There have been quite rapid development programs for weapons and weapon integration. The GBU-28 Desert Storm bunker buster needing only a 3-week development and integration period is the example.

But that was in the runup to a definite hot war (in which the US was a primary belligerent), not the more relaxed and cost-constrained acquisition cycle of peacetime in anticipation of a shooting war that may not happen.

Someone in the Air Force acquisition agency decided not to fund integration with the B-52. Could have been cheapness, could have been thinking that a B-52’s chances to survive the ingress and release (in a hot battle zone, facing genuine air defenses) were too poor to justify the expenditures, could have been “we need to keep the B-2 busy, focus on that”.

Right, to be clear, I’m thinking in terms of the Israeli military coming up with something, not the US. If they did manage to get a few B52s and MOPs, I’m sure they’d try it.

Well, Israel doesn’t have any heavy bomber aircraft, so something the size of the MOP wouldn’t be deliverable by anything but a cargo plane. And the design would have to have some clever extra features to overcome being dragged out of the aft door of a slow cargo plane rather than dropped vertically from the belly of a faster-moving jet bomber (like perhaps rocket assist to get up to a controllable gliding speed, or different aerodynamic features to make it controllable from a lower airspeed).

Could you bolt one to the bottom of a souped up, specially adapted F-15?

I think it’s just outside the weight range. But even if you did, you’d lose the stealth capabilities, because of the big bomb strapped to the bottom of your plane.

By the way, supposedly that’s why the US never designed F35 drop tanks, but the IDF supposedly modified their F35s with drop tanks. So maybe they’re not that concerned about stealth.

If you launch it in the middle of waves of fighters tasked with suppressing air defenses, it won’t need stealth.
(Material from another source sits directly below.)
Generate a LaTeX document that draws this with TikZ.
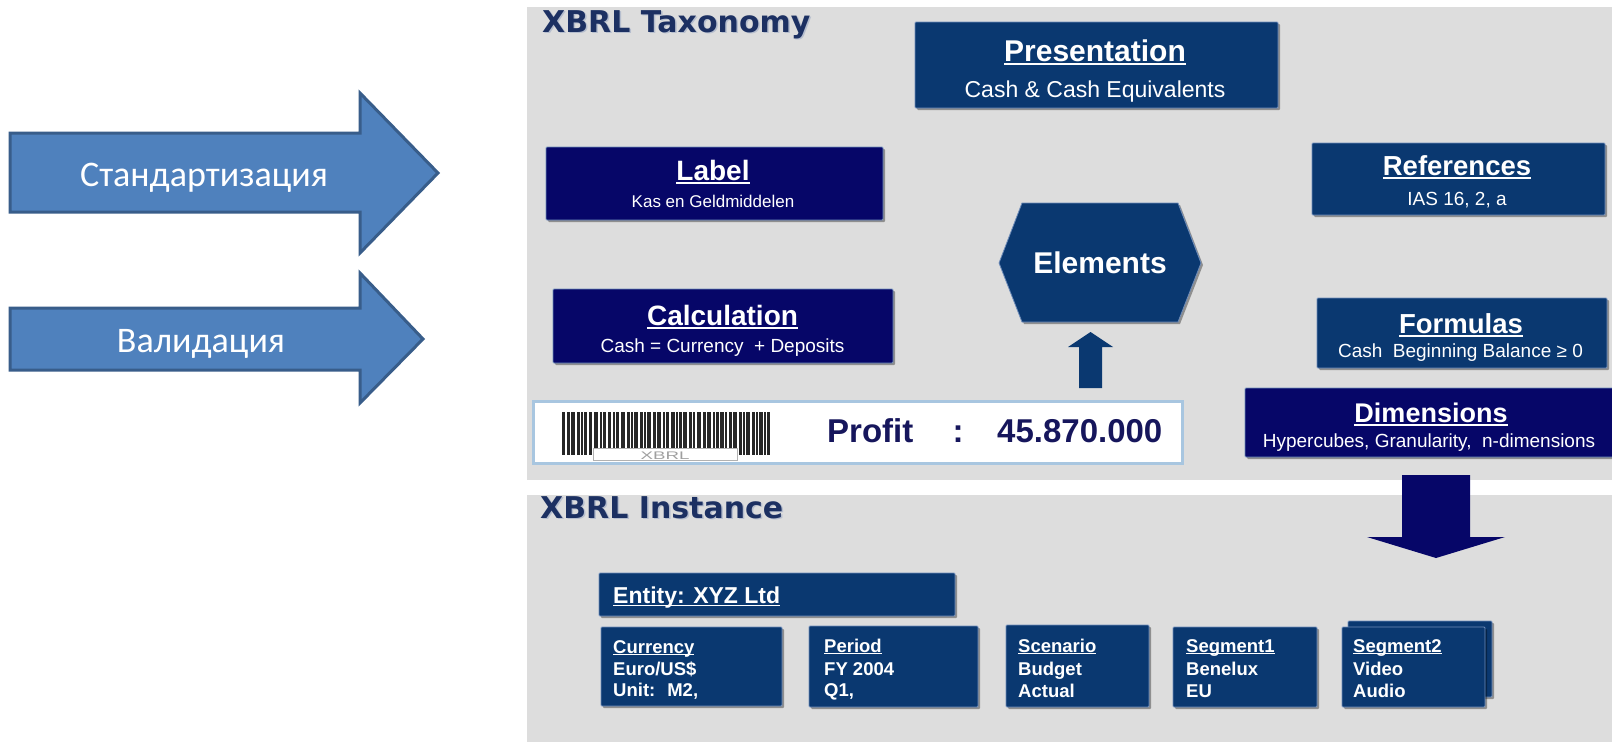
\documentclass[tikz,border=0pt]{standalone}
\usepackage{fontspec}
\setmainfont{Liberation Sans}
\newfontfamily\verd{DejaVu Sans}
\newfontfamily\calib{Carlito}
\usetikzlibrary{shadows}
\definecolor{dblue}{RGB}{10,56,112}
\definecolor{navyb}{RGB}{6,6,104}
\definecolor{panel}{RGB}{221,221,221}
\definecolor{arrowfill}{RGB}{79,129,189}
\definecolor{arrowedge}{RGB}{56,93,138}
\definecolor{titlecol}{RGB}{28,48,98}
\definecolor{tshadow}{RGB}{182,190,206}
\definecolor{profcol}{RGB}{22,22,92}
\definecolor{barborder}{RGB}{168,198,224}
\definecolor{boxedge}{RGB}{110,140,185}
\newcommand\myul[1]{\leavevmode\setbox0=\hbox{#1}\rlap{\rule[-0.13em]{\wd0}{0.065em}}\box0}
\newcommand\fsz[1]{\fontsize{#1}{#1}\selectfont}
\tikzset{
  shd/.style={drop shadow={shadow xshift=2pt,shadow yshift=-2pt,opacity=0.35,fill=black}},
  boxD/.style={shd,fill=dblue,draw=boxedge,line width=0.8pt,inner sep=0pt,rounded corners=1pt},
  boxN/.style={shd,fill=navyb,draw=boxedge,line width=0.8pt,inner sep=0pt,rounded corners=1pt},
  wt/.style={text=white,inner sep=0pt,anchor=base},
  wl/.style={text=white,inner sep=0pt,anchor=base west,font=\fsz{18.5}\bfseries},
  bigarrow/.style={fill=arrowfill,draw=arrowedge,line width=3pt,line join=miter},
  ttl/.style={inner sep=0pt,anchor=base west,font=\verd\fsz{30}\bfseries},
}
\begin{document}
\begin{tikzpicture}[x=1pt,y=-1pt]
\useasboundingbox (0,0) rectangle (1612,744);
\fill[white] (0,0) rectangle (1612,744);

% left arrows
\draw[bigarrow] (10,133) -- (360,133) -- (360,93) -- (438,173) -- (360,253) -- (360,212) -- (10,212) -- cycle;
\node[text=white,inner sep=0pt,anchor=base,font=\calib\fsz{36}] (std) at (204,186) {Стандартизация};
\draw[bigarrow] (10,308) -- (360,308) -- (360,273) -- (423,339) -- (360,403) -- (360,370) -- (10,370) -- cycle;
\node[text=white,inner sep=0pt,anchor=base,font=\calib\fsz{36}] (val) at (201,352) {Валидация};

% panels
\fill[panel] (527,7) rectangle (1612,480);
\fill[panel] (527,495) rectangle (1612,742);

% titles
\node[ttl,text=tshadow] at (543.5,33.5) {XBRL Taxonomy};
\node[ttl,text=titlecol] (ttax) at (542,32) {XBRL Taxonomy};
\node[ttl,text=tshadow] at (541.5,519.5) {XBRL Instance};
\node[ttl,text=titlecol] (tinst) at (540,518) {XBRL Instance};

% taxonomy boxes
\node[boxD,minimum width=363pt,minimum height=86pt] (pres) at (1096.5,65) {};
\node[wt,font=\fsz{30}\bfseries] at (1095,61) {\myul{Presentation}};
\node[wt,font=\fsz{23}] at (1095,97) {Cash \& Cash Equivalents};

\node[boxN,minimum width=337pt,minimum height=73pt] (label) at (714.5,183.5) {};
\node[wt,font=\fsz{28}\bfseries] at (713,180) {\myul{Label}};
\node[wt,font=\fsz{17}] at (713,207) {Kas en Geldmiddelen};

\node[boxN,minimum width=340pt,minimum height=74pt] (calc) at (723,326) {};
\node[wt,font=\fsz{28}\bfseries] at (722.5,325) {\myul{Calculation}};
\node[wt,font=\fsz{19}] at (722.5,352) {Cash = Currency~ + Deposits};

\node[boxD,minimum width=293pt,minimum height=72pt] (refs) at (1458.5,179) {};
\node[wt,font=\fsz{27.5}\bfseries] at (1457,175) {\myul{References}};
\node[wt,font=\fsz{19}] at (1457,205) {IAS 16, 2, a};

\node[boxD,minimum width=290pt,minimum height=70pt] (form) at (1462,333) {};
\node[wt,font=\fsz{27.5}\bfseries] at (1461,333) {\myul{Formulas}};
\node[wt,font=\fsz{19}] at (1460.5,357) {Cash~ Beginning Balance ≥ 0};

\node[boxN,minimum width=373pt,minimum height=69pt] (dims) at (1431.5,422.5) {};
\node[wt,font=\fsz{27}\bfseries] at (1431,422) {\myul{Dimensions}};
\node[wt,font=\fsz{19}] at (1429,447) {Hypercubes, Granularity,~ n-dimensions};

% elements hexagon
\fill[dblue,draw=boxedge,line width=0.8pt,shd] (1022,203) -- (1178,203) -- (1201,263) -- (1178,322) -- (1022,322) -- (999,263) -- cycle;
\node[wt,font=\fsz{30}\bfseries] (elem) at (1100,273) {Elements};

% up arrow
\fill[dblue] (1079,388) -- (1079,347) -- (1068,347) -- (1090.5,332) -- (1113,347) -- (1102,347) -- (1102,388) -- cycle;

% profit bar
\node[fill=white,draw=barborder,line width=3pt,minimum width=649pt,minimum height=62pt,inner sep=0pt] (profit) at (857.5,432) {};
\foreach \o/\w in {0/3,5/3,9/4,15/3,19/2,22/3,27/3,32/4,38/2,41/3,46/3,51/2,54/3,59/4,65/3,69/2,72/4,78/3,82/2,85/4,91/3,95/4,101/2,104/3,109/4,114/2,117/3,121/4,127/3,131/2,135/4,141/3,145/4,151/2,154/3,158/4,163/2,167/3,171/4,177/3,181/2,184/4,190/3,194/2,197/4,202/2,205/3}
  \fill[black!85] (562+\o,412) rectangle (562+\o+\w,455);
\node[fill=white,draw=gray!60,line width=0.6pt,minimum width=144pt,minimum height=12pt,inner sep=0pt] (bclabel) at (665,454) {};
\node[inner sep=0pt,anchor=base,text=gray!75,font=\fsz{11}] at (665,459) {\scalebox{1.7}[1]{XBRL}};
\node[inner sep=0pt,anchor=base west,text=profcol,font=\fsz{33}\bfseries] (ptext) at (827,442) {Profit};
\node[inner sep=0pt,anchor=base,text=profcol,font=\fsz{33}\bfseries] at (958,442) {:};
\node[inner sep=0pt,anchor=base west,text=profcol,font=\fsz{33}\bfseries] (pval) at (997,442) {45.870.000};

% down arrow
\fill[navyb] (1402,475) -- (1470,475) -- (1470,537) -- (1505,537) -- (1436,558) -- (1367,537) -- (1402,537) -- cycle;

% instance boxes
\node[boxD,minimum width=356pt,minimum height=43pt] (entity) at (777,594.5) {};
\node[wl,font=\fsz{23}\bfseries] at (613,603) {\myul{Entity: XYZ Ltd}};

\node[boxD,minimum width=181pt,minimum height=79pt] (cur) at (691.5,666.5) {};
\node[wl] at (613,653) {\myul{Currency}};
\node[wl] at (613,675) {Euro/US\$};
\node[wl] at (613,696) {Unit:~ M2,};

\node[boxD,minimum width=169pt,minimum height=81pt] (per) at (893.5,666.5) {};
\node[wl] at (824,652) {\myul{Period}};
\node[wl] at (824,675) {FY 2004};
\node[wl] at (824,696) {Q1,};

\node[boxD,minimum width=143pt,minimum height=82pt] (scen) at (1077.5,666) {};
\node[wl] at (1018,652) {\myul{Scenario}};
\node[wl] at (1018,675) {Budget};
\node[wl] at (1018,697) {Actual};

\node[boxD,minimum width=144pt,minimum height=80pt] (seg1) at (1245,667) {};
\node[wl] at (1186,652) {\myul{Segment1}};
\node[wl] at (1186,675) {Benelux};
\node[wl] at (1186,697) {EU};

\node[boxD,minimum width=144pt,minimum height=76pt] (seg2b) at (1420,659) {};
\node[boxD,minimum width=143pt,minimum height=80pt] (seg2) at (1413.5,667) {};
\node[wl] at (1353,652) {\myul{Segment2}};
\node[wl] at (1353,675) {Video};
\node[wl] at (1353,697) {Audio};
\end{tikzpicture}
\end{document}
After all, it’s not as if the target can run away.

Right, but that’s also a point in favor of just using a cargo plane or something if needed.

True, but people were just saying that you can’t drop a bomb out of a cargo plane.

FYI, the NYT reports that some B2 bombers are currently heading across the Pacific Ocean, just in case the president decides to get involved.

There are a bunch of B2s already at Diego Garcia.